Getting there. December 8, 2015. Posted January 25, 2016.
Muralist Jane Kim at work painting a Saddle Billed Stork for the Wall of Birds at the Cornell Lab of Ornithology. Photo courtesy of Ink Dwell.
"Ornithologists are not an easy audience."
Truer words, etc, from what I've heard.
All you regular readers who kindly and patiently indulge my fancying myself a bird blogger from time to time know how dependent I am on the Cornell Lab of Ornithology’s terrific online field guide All About Birds. Won’t surprise you then that this story and the accompanying slide show at the New York Times T Magazine thrilled me no end and that now I’m determined that on one of my slogs up to Syracuse in the spring I’m going to make a side trip to Ithaca to see for myself the Lab’s new Wall of Birds:
Last night, Jane Kim revealed a 2,800-square-foot painted mural depicting 375 million years of avian evolution for the 100th anniversary of Cornell University’s Lab of Ornithology. It’s quite a departure from the average scientific-illustration commission. “If it were a 8.5-by-11 illustration in a magazine, it would have turned into something very different than when you have a 70-by-40-foot wall and you have the opportunity to show things to scale,” she says. That’s right: 270 species (including representatives from each of the 243 modern bird families, plus 27 dinosaurs and pre-prehistoric beasts) are all depicted at actual size, spanning from the 30-foot Yutyrannus and a nine-foot ostrich to the broadbill and manakin that are mere inches long. “For me, the size is what is really impactful, having a gigantic world map, and being able to put all these birds that you don’t get to see together, life-sized, next to each other — it’s really remarkable,” she says.

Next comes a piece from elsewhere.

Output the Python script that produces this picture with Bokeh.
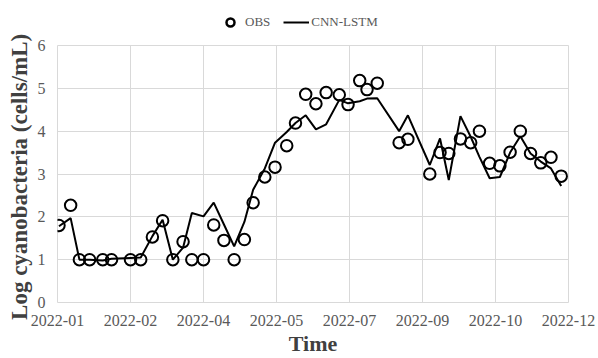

“I love murals because they really are the most three-dimensional two-dimensional medium, because they’re on architecture,” Kim says. “Here, you’re passing important markers in avian ancestry.” Mapped out on the world’s plane, with each bird nested in its geographic habitat, the mural is “supposed to be a very precise depiction of each bird, and used as an educational tool, so I had to depict things really accurately,” Kim says.
In the two and a half years the mural has taken to complete — though it was originally conceived in 2011, during Kim’s internship at Cornell’s Ornithology lab as part of the graduation requirements for her scientific illustration certificate program at Cal State Monterey Bay — Kim quickly learned the limits of any artistic license she may have wanted to take. “Ornithologists are not an easy audience — they’re incredibly observant and love their subject, and can identify when something is wrong with the painting, and pinpoint on the inaccuracies,” she says. “Each one of these birds was scrutinized.”
Don’t know when I can get there but I promise that when I do I’ll bring back a complete report. Right now, though, enjoy Julie Baumgardner’s whole story 270 Kinds of Birds, in One Gigantic Life-Sized Mural, and take a look at the slide show.
If that’s not enough, and it won’t be, visit the Wall of Birds page at Ink Dwell’s website.
Kim has also done a mural for the National Aquarium.